BOUNTIFUL – Bountiful High wrestling coach Matt Ripplinger used to have a problem.
It seemed every time his Braves went to a tournament, they would come away in the same position Й at the bottom of the heap.
“Each tournament my first year, we either finished in last place, or close to the bottom,” Ripplinger said. “It was frustrating. I would struggle with the frustration of slow progress. I kept using all my energy and attention on what I could do to make the change happen more quickly. My high goals and expectations made discouragement come easier when we weren’t progressing as fast as I wanted.”
In the third year at Bountiful, that is all changing for Ripplinger. After starting the season ranked 12th in the 4A state standings, Bountiful’s strong showing at the Layton Invitational landed Bountiful at No. 7.
“Because we were returning with seven state qualifiers, three of which were returning placers, we had high expectations of what we thought we could achieve,” he said. “We came out with a much higher pre-season ranking (12th) to begin the year. I met with the leaders of the team, and we thought we could do a lot better than the ranking.”
“We were happy that we were finally being noticed, but felt it wasn’t a true representation of what our potential was. We set our goal to beat that and shoot for a higher ranking.

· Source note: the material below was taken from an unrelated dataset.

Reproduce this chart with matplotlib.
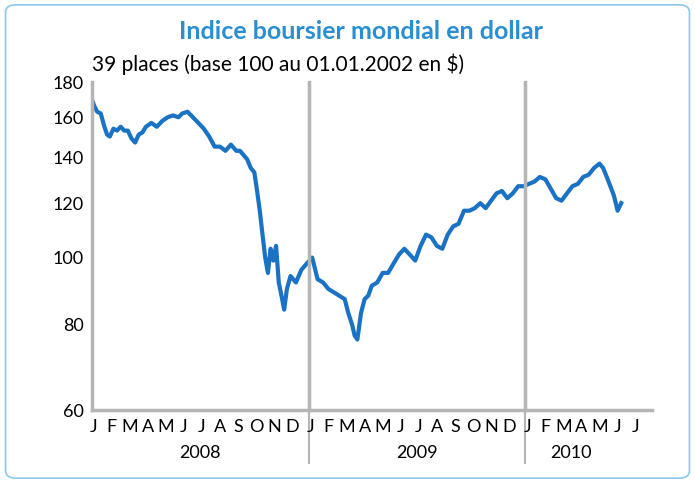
import matplotlib
matplotlib.use("Agg")
import matplotlib.pyplot as plt
from matplotlib.patches import FancyBboxPatch
from matplotlib.ticker import FixedLocator, NullLocator

# (months since 01.01.2008, index value)
points = [
    (0, 170), (0.15, 166), (0.3, 163), (0.5, 162), (0.7, 155), (0.85, 151), (1.0, 150),
    (1.2, 154), (1.4, 153), (1.6, 155), (1.8, 153), (2.0, 153), (2.2, 149), (2.4, 147),
    (2.6, 151), (2.8, 152), (3.0, 155), (3.3, 157), (3.6, 155), (3.9, 158), (4.2, 160),
    (4.5, 161), (4.8, 160), (5.0, 162), (5.3, 163), (5.6, 160), (5.9, 157), (6.2, 154),
    (6.5, 150), (6.8, 145), (7.1, 145), (7.4, 143), (7.7, 146), (8.0, 143), (8.2, 143),
    (8.4, 141), (8.6, 139), (8.8, 135), (9.0, 133), (9.15, 125), (9.3, 117), (9.45, 108),
    (9.6, 100), (9.75, 95), (9.9, 103), (10.05, 99), (10.2, 104), (10.35, 92), (10.5, 88),
    (10.65, 84), (10.8, 90), (11.0, 94), (11.3, 92), (11.6, 96), (11.9, 98), (12.2, 100),
    (12.5, 93), (12.8, 92), (13.1, 90), (13.4, 89), (13.7, 88), (14.0, 87), (14.2, 83),
    (14.4, 80), (14.55, 77), (14.7, 76), (14.9, 83), (15.1, 87), (15.3, 88), (15.5, 91),
    (15.8, 92), (16.1, 95), (16.4, 95), (16.7, 98), (17.0, 101), (17.3, 103), (17.6, 101),
    (17.9, 99), (18.2, 104), (18.5, 108), (18.8, 107), (19.1, 104), (19.4, 103), (19.7, 108),
    (20.0, 111), (20.3, 112), (20.6, 117), (20.9, 117), (21.2, 118), (21.5, 120), (21.8, 118),
    (22.1, 121), (22.4, 124), (22.7, 125), (23.0, 122), (23.3, 124), (23.6, 127), (23.9, 127),
    (24.2, 128), (24.5, 129), (24.8, 131), (25.1, 130), (25.4, 126), (25.7, 122), (26.0, 121),
    (26.3, 124), (26.6, 127), (26.9, 128), (27.2, 131), (27.5, 132), (27.8, 135), (28.1, 137),
    (28.3, 135), (28.5, 131), (28.7, 127), (28.9, 123), (29.1, 117), (29.3, 120),
]
months = [p[0] for p in points]
index = [p[1] for p in points]
month_letters = list("JFMAMJJASOND") * 2 + list("JFMAMJJ")
years = ["2008", "2009", "2010"]
yticks = [60, 80, 100, 120, 140, 160, 180]

fig = plt.figure(figsize=(6.95, 4.83), dpi=100)
fig.patches.append(FancyBboxPatch((0.008, 0.01), 0.984, 0.98, boxstyle="round,pad=0,rounding_size=0.015",
                                  transform=fig.transFigure, fill=False, ec="#8cc8ea", lw=1.2))
ax = fig.add_axes([0.132, 0.151, 0.806, 0.679])
ax.plot(months, index, color="#1a72c4", lw=3, solid_joinstyle="round")
ax.set_yscale("log")
ax.set_ylim(60, 180)
ax.set_xlim(0, 31)
ax.yaxis.set_major_locator(FixedLocator(yticks))
ax.yaxis.set_minor_locator(NullLocator())
ax.set_yticklabels([str(v) for v in yticks], fontsize=13, family="Lato")
ax.set_xticks([])
for s in ["top", "right"]:
    ax.spines[s].set_visible(False)
grey = "#b5b5b5"
for s in ["left", "bottom"]:
    ax.spines[s].set_color(grey)
    ax.spines[s].set_linewidth(2.5)
ax.tick_params(axis="y", length=0, pad=6)
for xb in [12, 24]:
    ax.plot([xb, xb], [0, 1.0], transform=ax.get_xaxis_transform(), color=grey, lw=2.5, clip_on=False)
    ax.plot([xb, xb], [-0.16, 0], transform=ax.get_xaxis_transform(), color=grey, lw=1.5, clip_on=False)
for i, m in enumerate(month_letters):
    ax.text(i + 0.1, -0.028, m, transform=ax.get_xaxis_transform(), ha="center", va="top",
            fontsize=13, family="Lato")
for y, c in zip(years, [6, 18, 26.5]):
    ax.text(c, -0.105, y, transform=ax.get_xaxis_transform(), ha="center", va="top",
            fontsize=13, family="Lato")
fig.text(0.52, 0.935, "Indice boursier mondial en dollar", ha="center", va="center",
         fontsize=18, fontweight="bold", color="#2a8fd0", family="Lato")
fig.text(0.132, 0.868, "39 places (base 100 au 01.01.2002 en $)", ha="left", va="center",
         fontsize=15, family="Lato")
fig.savefig("out.png", dpi=100)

With that in mind, practices were centered on changing it. That pushed the kids to work hard so they could do the best they could.”

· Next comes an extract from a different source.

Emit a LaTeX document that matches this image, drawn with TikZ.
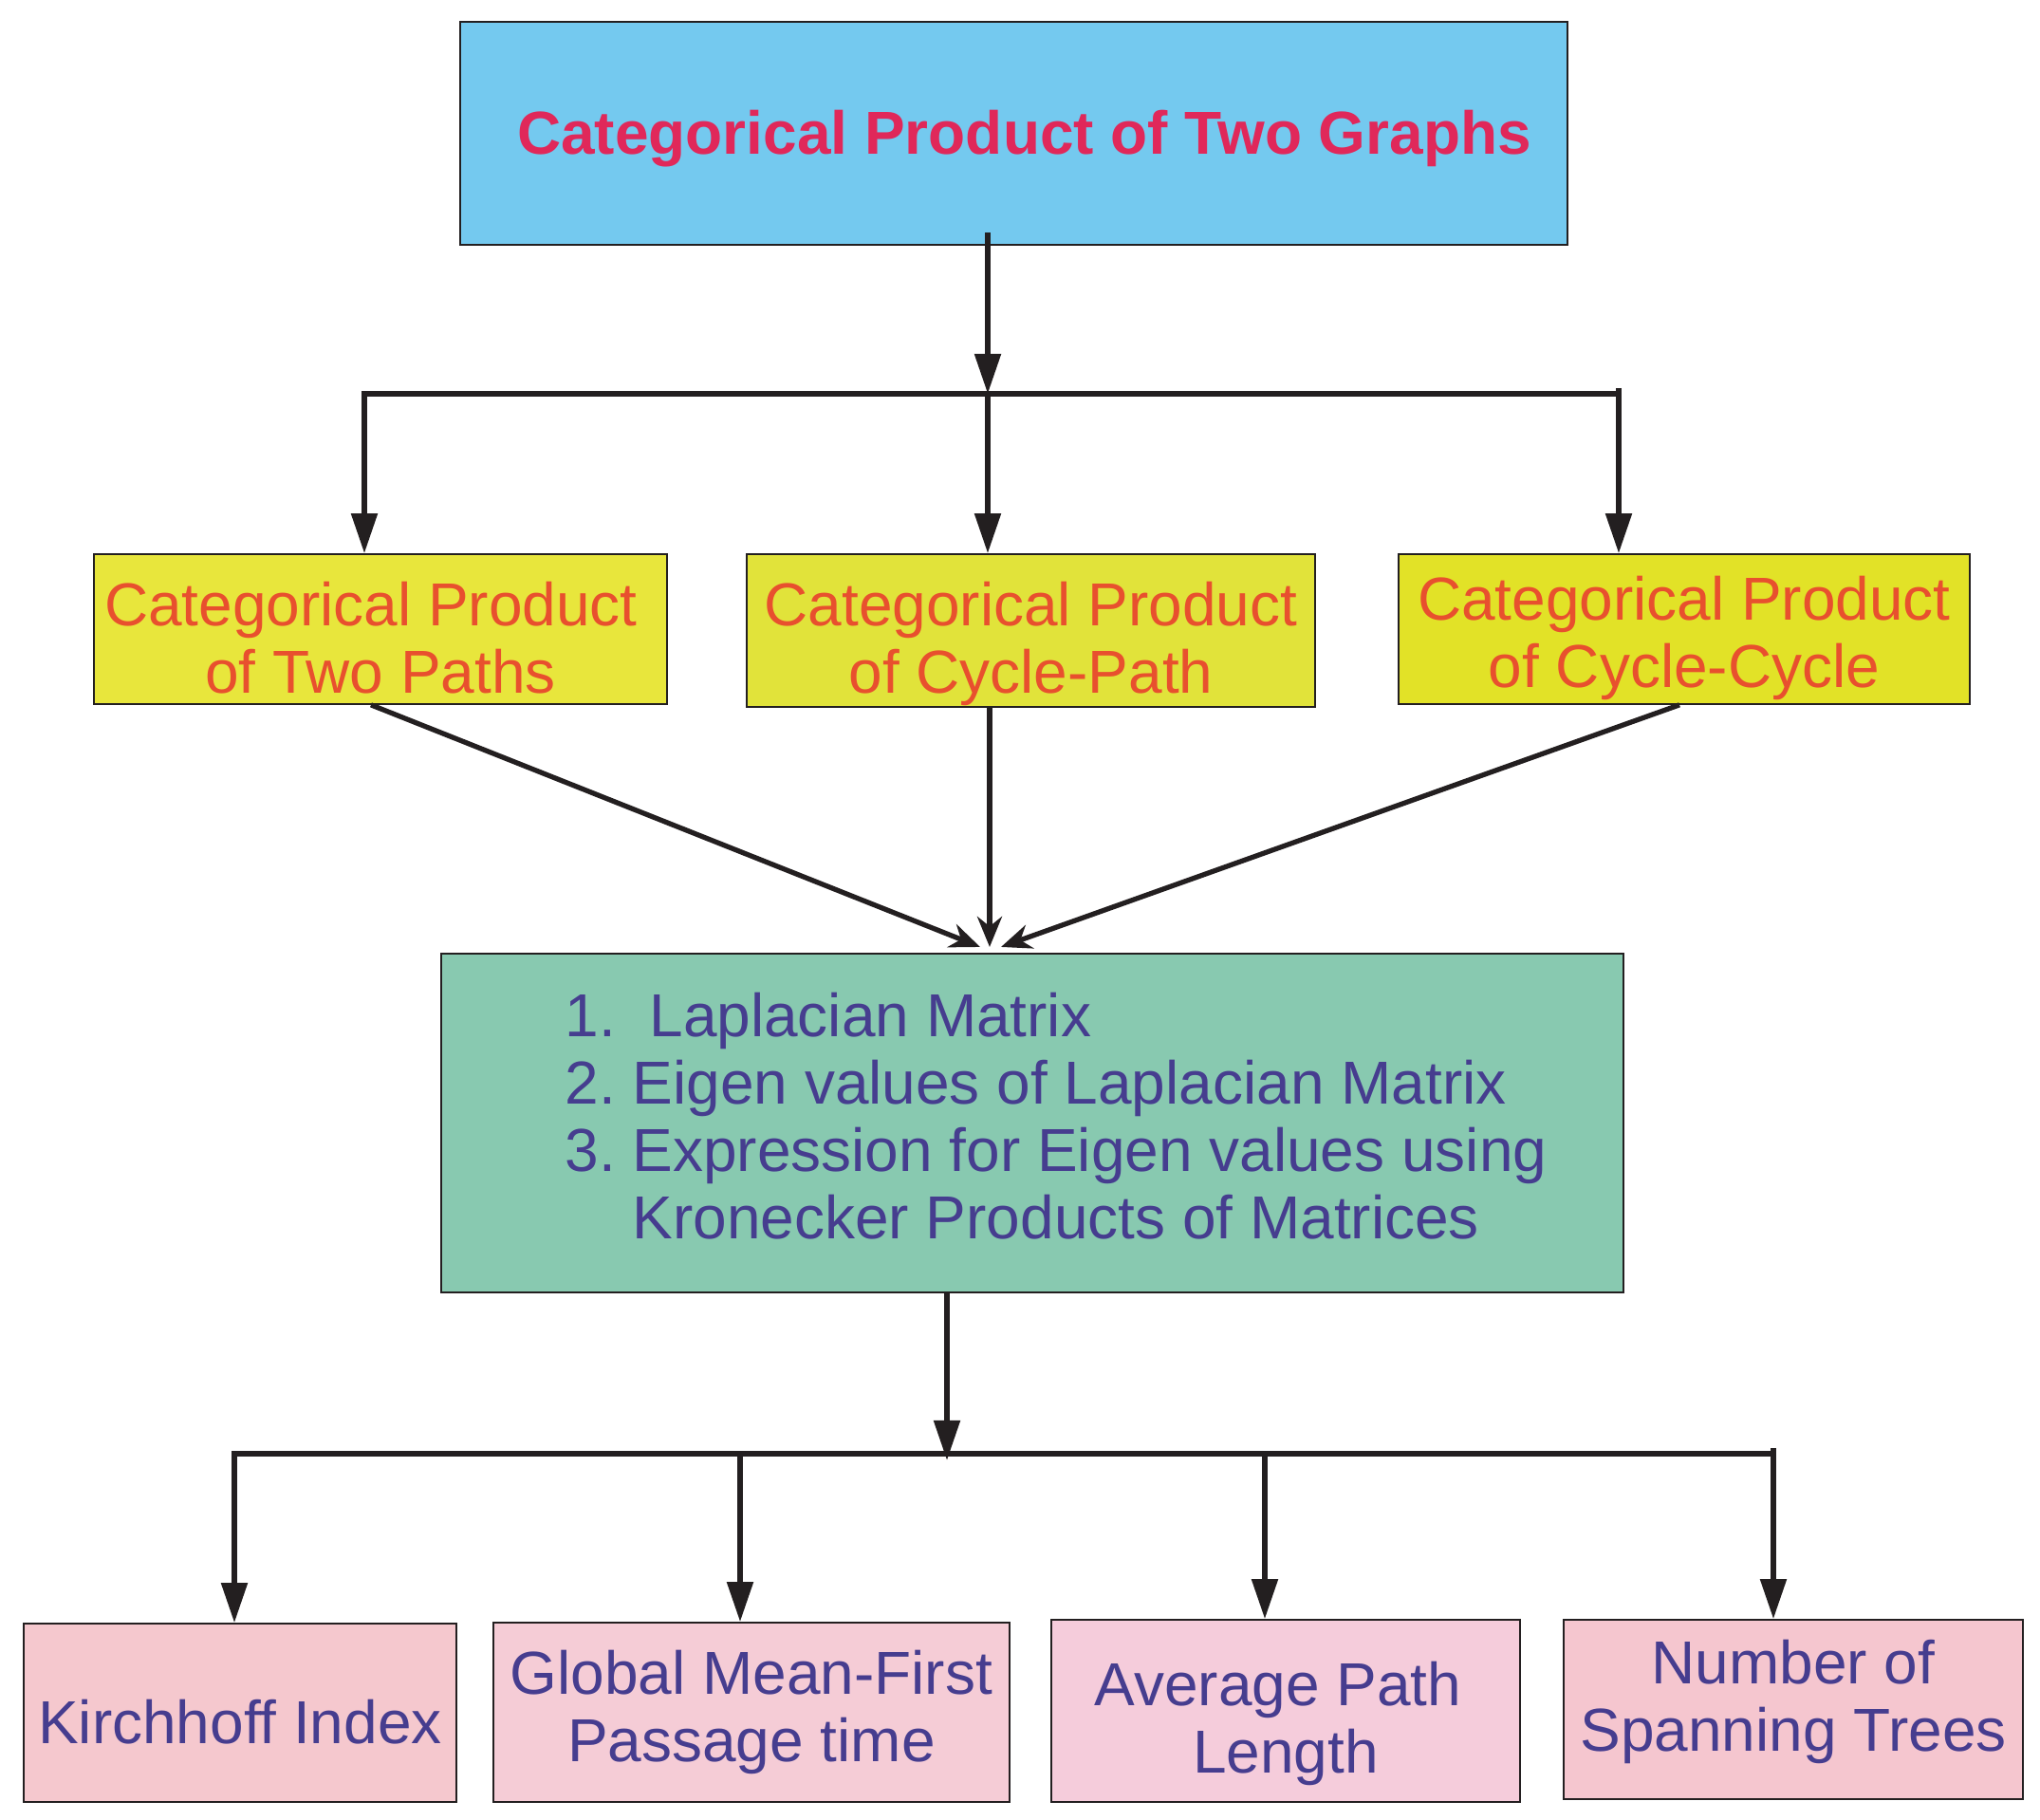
\documentclass[tikz,border=0pt]{standalone}
\usepackage{fontspec}
\setmainfont{Liberation Sans}
\usetikzlibrary{arrows.meta,calc}

\definecolor{skyfill}{HTML}{74C9EF}
\definecolor{titlered}{HTML}{E0285A}
\definecolor{yellowa}{HTML}{E8E63C}
\definecolor{yellowb}{HTML}{E1E33A}
\definecolor{yellowc}{HTML}{E2E227}
\definecolor{orangetext}{HTML}{E8502E}
\definecolor{greenfill}{HTML}{88C9B0}
\definecolor{bluetext}{HTML}{463D8F}
\definecolor{pinka}{HTML}{F5C8CE}
\definecolor{pinkb}{HTML}{F5CCD6}
\definecolor{pinkc}{HTML}{F5CCDB}
\definecolor{pinkd}{HTML}{F5C6CF}
\definecolor{linegray}{HTML}{231F20}

\newcommand\diagfont{\fontsize{18.2}{20.2}\selectfont\frenchspacing}
% extra room above the first line / below the last line, to sit the text lower / higher in its box
\newcommand\pushdown[2]{\raisebox{0pt}[\dimexpr\height+#1\relax]{#2}}
\newcommand\pushup[2]{\raisebox{0pt}[\height][\dimexpr\depth+#1\relax]{#2}}

\begin{document}
\begin{tikzpicture}[
  box/.style={draw=linegray,line width=0.5pt,rectangle,inner sep=0pt,align=center,font=\diagfont},
  pathbox/.style={box,text=orangetext,minimum width=6.02cm,minimum height=1.58cm},
  resultbox/.style={box,text=bluetext,minimum height=1.89cm},
  conn/.style={draw=linegray,line width=1.5pt},
  arr/.style={conn,-{Triangle[width=0.27cm,length=0.42cm]}},
  meet/.style={conn,-{Stealth[width=0.26cm,length=0.32cm]}}
]
\useasboundingbox (0,0) rectangle (21.5,19.18);

\node[box,fill=skyfill,text=titlered,font=\diagfont\bfseries,minimum width=11.67cm,minimum height=2.35cm] (title) at (10.685,17.775)
  {\pushdown{0.11cm}{\hspace*{0.22cm}Categorical Product of Two Graphs}};

\node[pathbox,fill=yellowa,minimum width=6.04cm] (paths) at (4.01,12.55)
  {\pushdown{0.19cm}{Categorical Product\hspace*{0.2cm}}\\of Two Paths};
\node[pathbox,fill=yellowb,minimum width=5.99cm,minimum height=1.61cm] (cyclepath) at (10.865,12.535)
  {\pushdown{0.27cm}{Categorical Product}\\of Cycle-Path};
\node[pathbox,fill=yellowc] (cyclecycle) at (17.75,12.55)
  {\pushdown{0.18cm}{Categorical Product}\\of Cycle-Cycle};

\node[box,fill=greenfill,text=bluetext,align=left,minimum width=12.46cm,minimum height=3.57cm] (lap) at (10.88,7.345)
  {\hspace*{0.5cm}1.~~Laplacian Matrix\\
   \hspace*{0.5cm}2. Eigen values of Laplacian Matrix\\
   \hspace*{0.5cm}3. Expression for Eigen values using\\
   \pushup{0.14cm}{\hspace*{0.5cm}\phantom{3.~}Kronecker Products of Matrices}};

\node[resultbox,fill=pinka,minimum width=4.56cm,minimum height=1.88cm] (kirch) at (2.53,1.13)
  {\pushdown{0.19cm}{Kirchhoff Index}};
\node[resultbox,fill=pinkb,minimum width=5.44cm] (gmfpt) at (7.92,1.135) {Global Mean-First\\Passage time};
\node[resultbox,fill=pinkc,minimum width=4.94cm,minimum height=1.92cm] (apl) at (13.55,1.15)
  {\pushdown{0.27cm}{Average Path\hspace*{0.16cm}}\\Length};
\node[resultbox,fill=pinkd,minimum width=4.84cm] (nst) at (18.90,1.165)
  {Number of\\\pushup{0.16cm}{Spanning Trees}};

\coordinate (split) at (10.41,15.03);
\coordinate (splitl) at (3.84,15.03);
\coordinate (splitr) at (17.06,15.03);
\draw[conn,line cap=rect] (splitl) -- (splitr);
\draw[arr] ($(title.south -| split)+(0,0.14)$) -- (split);
\draw[arr] (splitl) -- (splitl |- paths.north);
\draw[arr] (split) -- (split |- cyclepath.north);
\draw[arr] ($(splitr)+(0,0.06)$) -- (splitr |- cyclecycle.north);

\coordinate (meetpt) at (10.43,9.20);
\draw[meet] ([xshift=-0.1cm]paths.south) -- ([xshift=-0.1cm]meetpt);
\draw[meet] (meetpt |- cyclepath.south) -- (meetpt);
\draw[meet] ([xshift=-0.05cm]cyclecycle.south) -- ([xshift=0.12cm]meetpt);

\coordinate (fan) at (9.98,3.86);
\coordinate (fanl) at (2.47,3.86);
\coordinate (fanb) at (7.80,3.86);
\coordinate (fanc) at (13.33,3.86);
\coordinate (fanr) at (18.69,3.86);
\draw[conn,line cap=rect] (fanl) -- (fanr);
\draw[arr] (lap.south -| fan) -- ([yshift=-0.07cm]fan);
\draw[arr] (fanl) -- (fanl |- kirch.north);
\draw[arr] (fanb) -- (fanb |- gmfpt.north);
\draw[arr] (fanc) -- (fanc |- apl.north);
\draw[arr] ($(fanr)+(0,0.06)$) -- (fanr |- nst.north);
\end{tikzpicture}
\end{document}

When Ripplinger saw the rankings, some thought there had been a problem.
“I opened the rankings and burst out in happy surprise and shock with a verbal gasp,” Ripplinger said. “The funny thing was, this happened while my class was quietly working at their desks.”

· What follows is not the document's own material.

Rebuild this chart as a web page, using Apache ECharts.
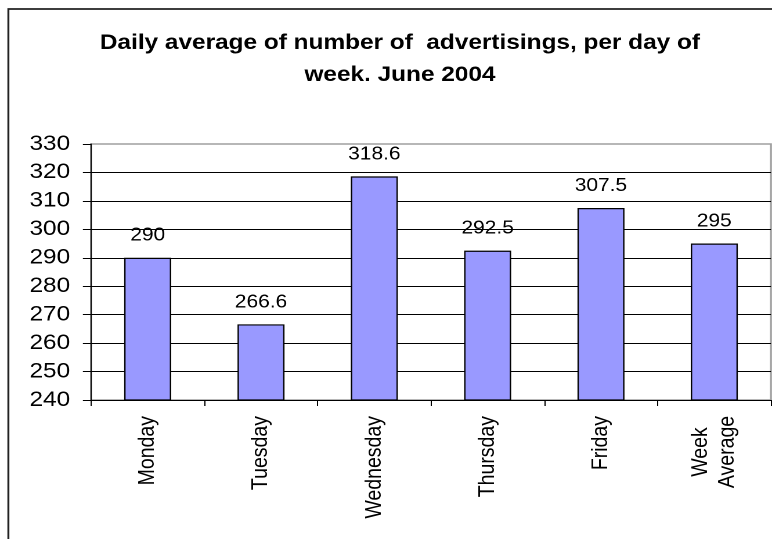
<!DOCTYPE html>
<html><head><meta charset="utf-8">
<script src="https://cdn.jsdelivr.net/npm/echarts@6/dist/echarts.min.js"></script>
<style>
html,body{margin:0;padding:0;background:#fff;overflow:hidden;width:772px;height:539px}
#c{width:665px;height:539px;transform:scaleX(1.16090);transform-origin:0 0;}
</style></head><body><div id="c"></div>
<script>
// Data
const titleText = 'Daily average of number of  advertisings, per day of\nweek. June 2004';
const categories = ['Monday', 'Tuesday', 'Wednesday', 'Thursday', 'Friday', 'Week\nAverage'];
const values = [290, 266.6, 318.6, 292.5, 307.5, 295];
const yMin = 240, yMax = 330, yStep = 10;

const FONT = "'Liberation Sans', Arial, sans-serif";
const chart = echarts.init(document.getElementById('c'), null, {renderer: 'canvas', devicePixelRatio: 2});

function catFormatter(v) {
  if (v.indexOf('\n') < 0) return v;
  return v.split('\n').map(s => '{c|' + s + '}').join('\n');
}

chart.setOption({
  animation: false,
  backgroundColor: '#fff',
  title: {
    text: titleText,
    left: 344.5,
    top: 27,
    textAlign: 'center',
    padding: 0,
    textStyle: {fontFamily: FONT, fontSize: 21, fontWeight: 'bold', color: '#000', lineHeight: 32}
  },
  graphic: [{
    type: 'rect', z: -10, silent: true,
    shape: {x: 7.2, y: 9, width: 800, height: 700},
    style: {fill: 'none', stroke: '#222', lineWidth: 1.7}
  }],
  grid: {
    left: 78.4, right: 0.9, top: 144, bottom: 139,
    show: true, borderColor: '#a0a0a0', borderWidth: 1.6, backgroundColor: '#fff'
  },
  xAxis: {
    type: 'category',
    data: categories,
    axisLine: {lineStyle: {color: '#000', width: 1}},
    axisTick: {show: true, alignWithLabel: false, length: 6, lineStyle: {color: '#000'}},
    axisLabel: {
      rotate: 90, margin: 16, color: '#000', fontFamily: FONT, fontSize: 19.5,
      lineHeight: 23, interval: 0,
      formatter: catFormatter,
      rich: {c: {width: 72, align: 'center', fontFamily: FONT, fontSize: 19.5, color: '#000', lineHeight: 23}}
    }
  },
  yAxis: {
    type: 'value', min: yMin, max: yMax, interval: yStep,
    axisLine: {show: true, lineStyle: {color: '#000', width: 1}},
    axisTick: {show: true, length: 7, lineStyle: {color: '#000'}},
    axisLabel: {margin: 18, color: '#000', fontFamily: FONT, fontSize: 21},
    splitLine: {show: true, showMaxLine: false, lineStyle: {color: '#000', width: 1}}
  },
  series: [{
    type: 'bar',
    data: values,
    barWidth: '41.5%',
    itemStyle: {color: '#9999FF', borderColor: '#000', borderWidth: 1.2},
    label: {show: true, position: 'top', distance: 13, color: '#000', fontFamily: FONT, fontSize: 18}
  }]
});
</script></body></html>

“I was very happy to see that we had made a huge jump in the rankings into the top ten. I felt so happy for the ranking and recognition of the better Bountiful program, but feel like we have the potential to pass some of the teams still ranked ahead of us. We have made some more adjustments in our goals for the next tournament, and even though we will still have the others out of the lineup, we hope to finish even better.”
Among the most important people helping in those early days three years ago was Ripplinger’s wife, Tiffany. It was she who carried the frustrated coach as his athletes continued to make that early slow, but steady, progress.
“Tiffany was the one who is responsible for me to be able to endure the slow struggle. She would remind me that it would take a while, and would point out the small accomplishments. It helped me from getting discouraged,” he said.
That emotional investment by the Ripplinger’s and the entire Bountiful wrestling program is paying off now. Ripplinger is quick to point out it is not about him, but about the young men and their families who have bought into the ideals of the program.
“We have great guys and families who have been with me for three years and new people coming into the program and it’s those people who get the most credit,” Ripplinger said. “They work very hard and they believed we could achieve great things.”
“It’s combined with the administrators here at Bountiful who support us,” he said. “Those things are just starting to happen because of those people.”